• _Given request_:
Below are some entries. Copy each line that holds the string "chart".

• _Information provided_:
>> START

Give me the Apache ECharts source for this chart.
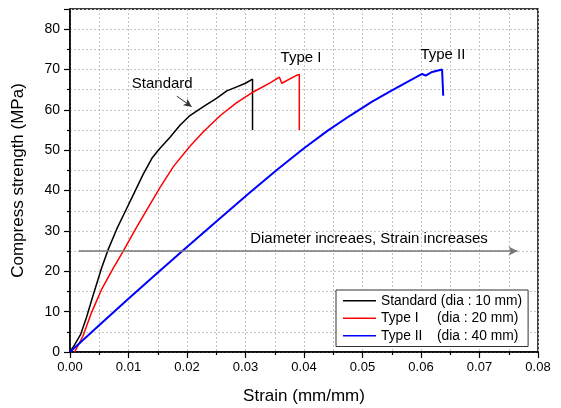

>> END
>> START

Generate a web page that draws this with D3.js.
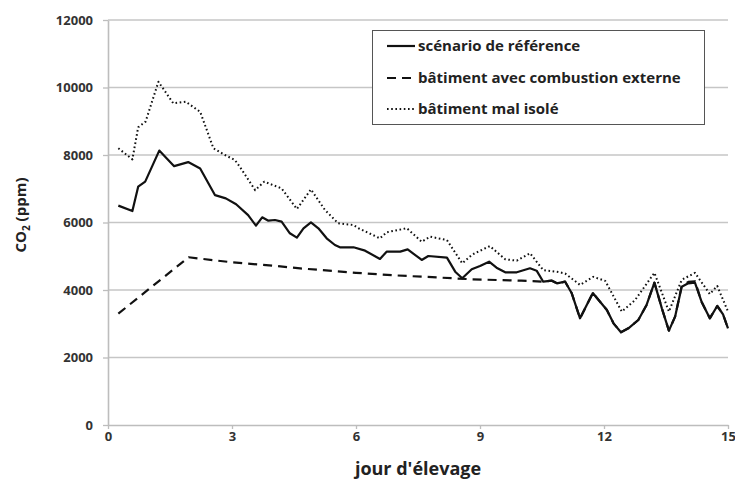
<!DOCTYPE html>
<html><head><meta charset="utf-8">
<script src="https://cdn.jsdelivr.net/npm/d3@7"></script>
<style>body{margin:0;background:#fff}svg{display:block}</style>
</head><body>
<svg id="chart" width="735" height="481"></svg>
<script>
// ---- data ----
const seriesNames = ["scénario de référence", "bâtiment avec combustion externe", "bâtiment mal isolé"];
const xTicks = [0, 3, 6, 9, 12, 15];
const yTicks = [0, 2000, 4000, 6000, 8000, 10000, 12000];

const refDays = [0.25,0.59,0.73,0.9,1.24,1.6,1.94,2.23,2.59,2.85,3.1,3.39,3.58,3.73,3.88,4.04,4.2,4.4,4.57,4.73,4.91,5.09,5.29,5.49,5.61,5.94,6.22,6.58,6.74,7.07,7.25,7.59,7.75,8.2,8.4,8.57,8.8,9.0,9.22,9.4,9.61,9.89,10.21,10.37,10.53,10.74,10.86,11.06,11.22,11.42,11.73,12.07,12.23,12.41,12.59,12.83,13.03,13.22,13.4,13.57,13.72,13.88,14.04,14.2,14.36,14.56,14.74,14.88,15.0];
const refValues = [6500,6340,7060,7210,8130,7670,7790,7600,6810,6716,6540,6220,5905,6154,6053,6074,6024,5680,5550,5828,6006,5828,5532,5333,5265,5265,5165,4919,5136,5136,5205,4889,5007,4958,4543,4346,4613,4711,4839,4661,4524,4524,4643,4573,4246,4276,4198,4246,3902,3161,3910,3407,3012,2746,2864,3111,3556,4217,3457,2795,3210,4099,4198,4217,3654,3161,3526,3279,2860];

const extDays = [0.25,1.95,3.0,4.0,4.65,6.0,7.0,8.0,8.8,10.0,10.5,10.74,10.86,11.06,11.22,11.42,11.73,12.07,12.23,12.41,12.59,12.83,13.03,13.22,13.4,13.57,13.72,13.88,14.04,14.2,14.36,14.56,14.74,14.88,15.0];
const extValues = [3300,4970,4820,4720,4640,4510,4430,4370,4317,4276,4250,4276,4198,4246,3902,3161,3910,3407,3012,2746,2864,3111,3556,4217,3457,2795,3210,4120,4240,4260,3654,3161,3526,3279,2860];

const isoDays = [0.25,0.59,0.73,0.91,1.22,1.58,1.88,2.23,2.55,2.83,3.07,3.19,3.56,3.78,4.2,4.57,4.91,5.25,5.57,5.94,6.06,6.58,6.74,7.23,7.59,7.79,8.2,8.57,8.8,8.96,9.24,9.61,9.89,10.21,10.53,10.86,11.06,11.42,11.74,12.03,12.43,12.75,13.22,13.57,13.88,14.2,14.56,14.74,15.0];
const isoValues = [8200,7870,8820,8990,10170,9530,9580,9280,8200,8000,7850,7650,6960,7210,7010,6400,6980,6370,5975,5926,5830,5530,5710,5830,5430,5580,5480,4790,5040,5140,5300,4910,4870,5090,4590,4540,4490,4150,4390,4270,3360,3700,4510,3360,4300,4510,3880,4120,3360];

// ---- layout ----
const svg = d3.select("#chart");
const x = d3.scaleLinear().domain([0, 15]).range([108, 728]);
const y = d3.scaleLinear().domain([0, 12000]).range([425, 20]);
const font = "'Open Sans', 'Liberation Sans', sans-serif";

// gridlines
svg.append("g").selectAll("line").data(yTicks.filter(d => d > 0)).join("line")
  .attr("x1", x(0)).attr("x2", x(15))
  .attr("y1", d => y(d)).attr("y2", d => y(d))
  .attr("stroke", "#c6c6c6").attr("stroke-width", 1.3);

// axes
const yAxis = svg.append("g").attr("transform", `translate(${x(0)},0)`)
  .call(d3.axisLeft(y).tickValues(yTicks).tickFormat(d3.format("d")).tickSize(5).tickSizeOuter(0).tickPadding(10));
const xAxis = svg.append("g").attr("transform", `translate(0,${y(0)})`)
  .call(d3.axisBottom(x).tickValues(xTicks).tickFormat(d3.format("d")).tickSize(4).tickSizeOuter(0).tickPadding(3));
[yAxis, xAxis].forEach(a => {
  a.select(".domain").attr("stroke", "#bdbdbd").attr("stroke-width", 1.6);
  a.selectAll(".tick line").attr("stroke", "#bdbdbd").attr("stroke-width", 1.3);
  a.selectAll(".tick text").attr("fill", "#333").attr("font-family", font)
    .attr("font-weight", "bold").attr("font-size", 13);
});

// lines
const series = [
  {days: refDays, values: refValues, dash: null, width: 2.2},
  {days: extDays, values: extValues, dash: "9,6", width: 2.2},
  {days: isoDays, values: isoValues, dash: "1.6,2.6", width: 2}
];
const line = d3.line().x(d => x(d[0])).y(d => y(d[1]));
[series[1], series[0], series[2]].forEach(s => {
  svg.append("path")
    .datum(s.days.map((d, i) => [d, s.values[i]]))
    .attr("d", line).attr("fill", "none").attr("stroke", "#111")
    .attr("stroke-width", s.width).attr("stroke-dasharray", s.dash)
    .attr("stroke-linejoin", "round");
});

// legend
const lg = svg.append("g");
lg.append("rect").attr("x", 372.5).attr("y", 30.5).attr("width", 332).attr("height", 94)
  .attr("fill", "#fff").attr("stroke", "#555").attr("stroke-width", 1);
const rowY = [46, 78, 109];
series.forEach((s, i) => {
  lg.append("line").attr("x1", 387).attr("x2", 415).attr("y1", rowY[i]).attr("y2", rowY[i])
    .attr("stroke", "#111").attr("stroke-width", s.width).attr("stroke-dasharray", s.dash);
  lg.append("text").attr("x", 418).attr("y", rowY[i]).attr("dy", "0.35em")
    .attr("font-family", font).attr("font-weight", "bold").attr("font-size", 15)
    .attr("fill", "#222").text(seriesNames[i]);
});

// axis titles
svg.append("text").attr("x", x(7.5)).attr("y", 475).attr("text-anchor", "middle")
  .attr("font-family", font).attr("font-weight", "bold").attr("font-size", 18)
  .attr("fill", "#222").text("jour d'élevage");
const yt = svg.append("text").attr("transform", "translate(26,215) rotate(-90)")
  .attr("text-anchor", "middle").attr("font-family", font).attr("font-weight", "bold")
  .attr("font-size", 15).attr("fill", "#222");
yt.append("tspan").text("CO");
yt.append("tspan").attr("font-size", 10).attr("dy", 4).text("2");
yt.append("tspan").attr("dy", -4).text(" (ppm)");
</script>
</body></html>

>> END

• _Problem solution_:
Give me the Apache ECharts source for this chart.
<svg id="chart" width="735" height="481"></svg>
const svg = d3.select("#chart");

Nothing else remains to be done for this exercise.